▶ _Given request_:
Everything in the data should be repeated exactly, save for the images.
+++ Materials provided +++
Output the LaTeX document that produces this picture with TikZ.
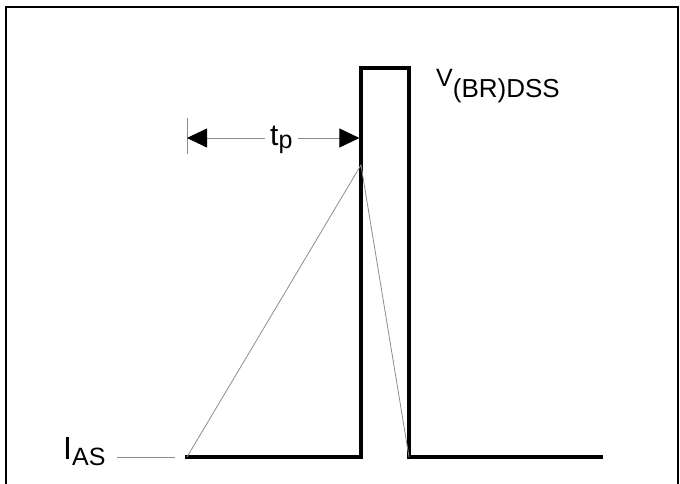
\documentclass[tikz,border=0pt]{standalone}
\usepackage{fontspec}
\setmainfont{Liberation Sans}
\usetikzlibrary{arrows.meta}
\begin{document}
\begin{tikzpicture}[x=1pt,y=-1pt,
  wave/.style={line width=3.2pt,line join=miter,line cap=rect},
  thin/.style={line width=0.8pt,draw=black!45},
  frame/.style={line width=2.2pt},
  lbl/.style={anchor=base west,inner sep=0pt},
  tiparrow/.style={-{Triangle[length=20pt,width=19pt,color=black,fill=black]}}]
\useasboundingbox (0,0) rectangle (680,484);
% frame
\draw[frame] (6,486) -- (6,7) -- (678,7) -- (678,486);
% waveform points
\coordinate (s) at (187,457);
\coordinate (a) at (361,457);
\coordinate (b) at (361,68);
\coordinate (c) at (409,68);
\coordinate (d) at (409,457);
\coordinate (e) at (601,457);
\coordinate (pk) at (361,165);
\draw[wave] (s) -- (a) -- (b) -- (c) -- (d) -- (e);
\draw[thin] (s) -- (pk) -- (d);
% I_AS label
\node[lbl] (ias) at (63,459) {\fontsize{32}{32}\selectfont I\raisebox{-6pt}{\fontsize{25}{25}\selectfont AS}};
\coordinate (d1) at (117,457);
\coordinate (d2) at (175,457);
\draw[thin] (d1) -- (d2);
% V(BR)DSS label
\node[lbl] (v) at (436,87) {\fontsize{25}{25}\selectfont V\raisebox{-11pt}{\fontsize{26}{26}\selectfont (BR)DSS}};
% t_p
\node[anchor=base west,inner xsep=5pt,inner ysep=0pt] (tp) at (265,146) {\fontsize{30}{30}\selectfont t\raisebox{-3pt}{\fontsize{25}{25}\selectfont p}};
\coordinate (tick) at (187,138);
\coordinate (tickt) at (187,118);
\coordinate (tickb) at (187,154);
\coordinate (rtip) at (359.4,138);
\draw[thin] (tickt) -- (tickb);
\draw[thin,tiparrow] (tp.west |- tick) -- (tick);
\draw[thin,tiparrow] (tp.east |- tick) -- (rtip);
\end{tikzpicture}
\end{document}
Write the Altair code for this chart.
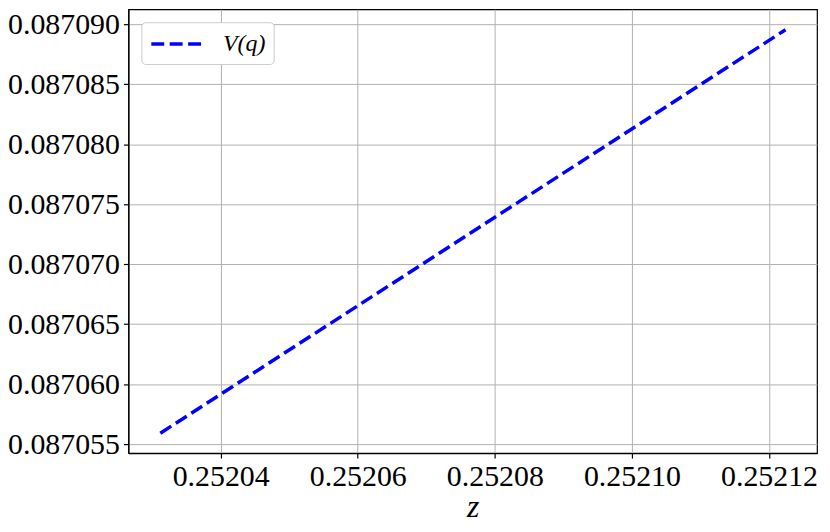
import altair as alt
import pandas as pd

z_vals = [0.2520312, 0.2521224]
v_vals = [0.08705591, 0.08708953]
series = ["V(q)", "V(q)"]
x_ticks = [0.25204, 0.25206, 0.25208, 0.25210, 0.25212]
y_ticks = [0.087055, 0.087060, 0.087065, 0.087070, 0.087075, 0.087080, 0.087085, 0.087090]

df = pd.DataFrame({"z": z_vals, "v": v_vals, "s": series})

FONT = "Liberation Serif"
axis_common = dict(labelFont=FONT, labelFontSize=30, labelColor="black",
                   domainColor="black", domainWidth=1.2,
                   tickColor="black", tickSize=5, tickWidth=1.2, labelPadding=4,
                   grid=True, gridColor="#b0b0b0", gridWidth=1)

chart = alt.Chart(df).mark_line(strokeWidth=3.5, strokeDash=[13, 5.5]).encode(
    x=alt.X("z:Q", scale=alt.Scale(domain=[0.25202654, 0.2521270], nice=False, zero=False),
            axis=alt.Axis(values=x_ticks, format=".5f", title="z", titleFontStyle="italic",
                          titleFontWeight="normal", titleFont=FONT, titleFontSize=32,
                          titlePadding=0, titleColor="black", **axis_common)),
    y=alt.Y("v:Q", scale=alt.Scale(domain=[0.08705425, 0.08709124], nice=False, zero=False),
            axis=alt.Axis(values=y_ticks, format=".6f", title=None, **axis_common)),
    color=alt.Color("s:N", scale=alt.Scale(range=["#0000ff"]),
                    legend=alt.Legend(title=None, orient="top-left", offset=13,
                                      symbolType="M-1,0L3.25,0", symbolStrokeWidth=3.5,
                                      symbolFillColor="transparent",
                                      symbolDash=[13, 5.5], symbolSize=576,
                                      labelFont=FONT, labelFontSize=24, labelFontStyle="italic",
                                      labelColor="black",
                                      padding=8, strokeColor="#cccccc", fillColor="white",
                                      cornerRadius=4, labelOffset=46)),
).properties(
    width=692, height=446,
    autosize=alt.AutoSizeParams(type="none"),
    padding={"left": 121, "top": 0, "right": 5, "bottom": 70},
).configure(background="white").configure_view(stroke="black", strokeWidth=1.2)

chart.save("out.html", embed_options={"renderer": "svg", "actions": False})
+++
▶ _Task response_:
Output the LaTeX document that produces this picture with TikZ.
\documentclass[tikz,border=0pt]{standalone}
\usepackage{fontspec}
\setmainfont{Liberation Sans}
\usetikzlibrary{arrows.meta}
\begin{document}
\begin{tikzpicture}[x=1pt,y=-1pt,
  wave/.style={line width=3.2pt,line join=miter,line cap=rect},
  thin/.style={line width=0.8pt,draw=black!45},
  frame/.style={line width=2.2pt},
  lbl/.style={anchor=base west,inner sep=0pt},
  tiparrow/.style={-{Triangle[length=20pt,width=19pt,color=black,fill=black]}}]
\useasboundingbox (0,0) rectangle (680,484);
% frame
\draw[frame] (6,486) -- (6,7) -- (678,7) -- (678,486);
% waveform points
\coordinate (s) at (187,457);
\coordinate (a) at (361,457);
\coordinate (b) at (361,68);
\coordinate (c) at (409,68);
\coordinate (d) at (409,457);
\coordinate (e) at (601,457);
\coordinate (pk) at (361,165);
\draw[wave] (s) -- (a) -- (b) -- (c) -- (d) -- (e);
\draw[thin] (s) -- (pk) -- (d);
% I_AS label
\node[lbl] (ias) at (63,459) {\fontsize{32}{32}\selectfont I\raisebox{-6pt}{\fontsize{25}{25}\selectfont AS}};
\coordinate (d1) at (117,457);
\coordinate (d2) at (175,457);
\draw[thin] (d1) -- (d2);
% V(BR)DSS label
\node[lbl] (v) at (436,87) {\fontsize{25}{25}\selectfont V\raisebox{-11pt}{\fontsize{26}{26}\selectfont (BR)DSS}};
% t_p
\node[anchor=base west,inner xsep=5pt,inner ysep=0pt] (tp) at (265,146) {\fontsize{30}{30}\selectfont t\raisebox{-3pt}{\fontsize{25}{25}\selectfont p}};
\coordinate (tick) at (187,138);
\coordinate (tickt) at (187,118);
\coordinate (tickb) at (187,154);
\coordinate (rtip) at (359.4,138);
\draw[thin] (tickt) -- (tickb);
\draw[thin,tiparrow] (tp.west |- tick) -- (tick);
\draw[thin,tiparrow] (tp.east |- tick) -- (rtip);
\end{tikzpicture}
\end{document}
Write the Altair code for this chart.
import altair as alt
import pandas as pd

z_vals = [0.2520312, 0.2521224]
v_vals = [0.08705591, 0.08708953]
series = ["V(q)", "V(q)"]
x_ticks = [0.25204, 0.25206, 0.25208, 0.25210, 0.25212]
y_ticks = [0.087055, 0.087060, 0.087065, 0.087070, 0.087075, 0.087080, 0.087085, 0.087090]

df = pd.DataFrame({"z": z_vals, "v": v_vals, "s": series})

FONT = "Liberation Serif"
axis_common = dict(labelFont=FONT, labelFontSize=30, labelColor="black",
                   domainColor="black", domainWidth=1.2,
                   tickColor="black", tickSize=5, tickWidth=1.2, labelPadding=4,
                   grid=True, gridColor="#b0b0b0", gridWidth=1)

chart = alt.Chart(df).mark_line(strokeWidth=3.5, strokeDash=[13, 5.5]).encode(
    x=alt.X("z:Q", scale=alt.Scale(domain=[0.25202654, 0.2521270], nice=False, zero=False),
            axis=alt.Axis(values=x_ticks, format=".5f", title="z", titleFontStyle="italic",
                          titleFontWeight="normal", titleFont=FONT, titleFontSize=32,
                          titlePadding=0, titleColor="black", **axis_common)),
    y=alt.Y("v:Q", scale=alt.Scale(domain=[0.08705425, 0.08709124], nice=False, zero=False),
            axis=alt.Axis(values=y_ticks, format=".6f", title=None, **axis_common)),
    color=alt.Color("s:N", scale=alt.Scale(range=["#0000ff"]),
                    legend=alt.Legend(title=None, orient="top-left", offset=13,
                                      symbolType="M-1,0L3.25,0", symbolStrokeWidth=3.5,
                                      symbolFillColor="transparent",
                                      symbolDash=[13, 5.5], symbolSize=576,
                                      labelFont=FONT, labelFontSize=24, labelFontStyle="italic",
                                      labelColor="black",
                                      padding=8, strokeColor="#cccccc", fillColor="white",
                                      cornerRadius=4, labelOffset=46)),
).properties(
    width=692, height=446,
    autosize=alt.AutoSizeParams(type="none"),
    padding={"left": 121, "top": 0, "right": 5, "bottom": 70},
).configure(background="white").configure_view(stroke="black", strokeWidth=1.2)

chart.save("out.html", embed_options={"renderer": "svg", "actions": False})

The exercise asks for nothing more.